In June — before the Camp Fire outbreak — PG&E officials told state lawmakers that fire expenses could force the utility into bankruptcy or compel it to break the company into several pieces. Financial analysts say those are just two options of many that could be foreshadowed by the debt drawdown.
“They’ve shored up and essentially enhanced their financial flexibility and I think given the situation that’s occurred there it’s not entirely surprising,” said Paul Patterson, an analyst at Glenrock Associates, a financial research firm. “Whether that means they are going to take additional action remains to be seen.”
“They’re in a situation which is pretty extreme,” he added, “and I think it behooves them to take action to increase their financial flexibility.”

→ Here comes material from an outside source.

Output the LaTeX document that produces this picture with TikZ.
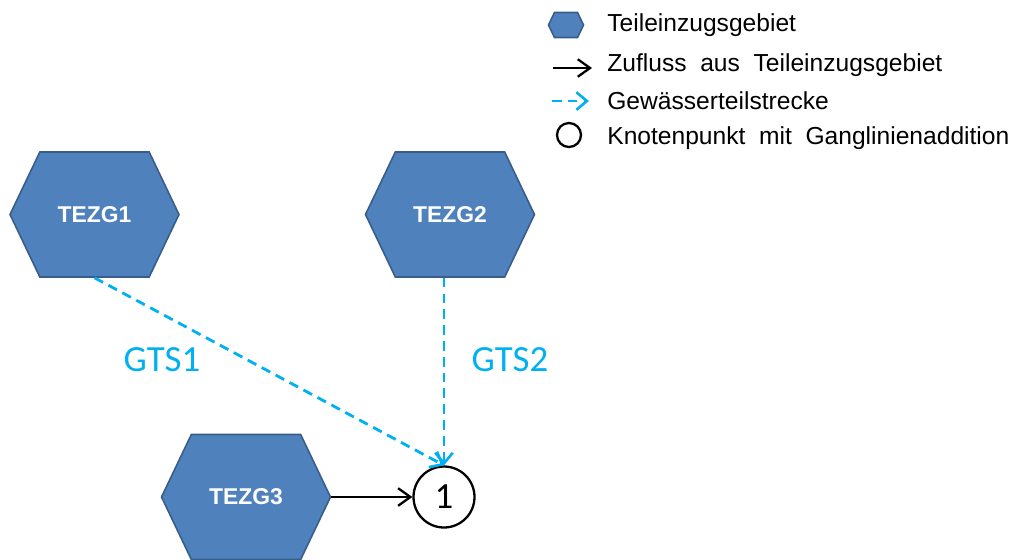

PG&E did not respond directly to questions about the debt drawdown, saying in an emailed statement that the “entire company is focused on supporting first responders and assisting our customers and communities impacted by the Camp Fire.”
However, in a note to clients, Julien Dumoulin-Smith, a Bank of America-Merrill Lynch analyst, said the utility assured his firm that it is not preparing a bankruptcy filing.
“We had a chance to catch up with the company,” Dumoulin-Smith wrote, “noting that this isn’t an indication of pre-filing for bankruptcy as they have $800 [million] of short-term debt coming due over the next three months as well as historical debt maturing in excess of $1 [billion].”
“However,” the analyst noted, “the reality is that this is very alarming given the timing as we don’t know the specifics of the situation.”
If PG&E does file for bankruptcy, it would be the second time the company has been through the process in less than two decades. The company last emerged from bankruptcy almost 15 years ago following its filing during the California energy crisis.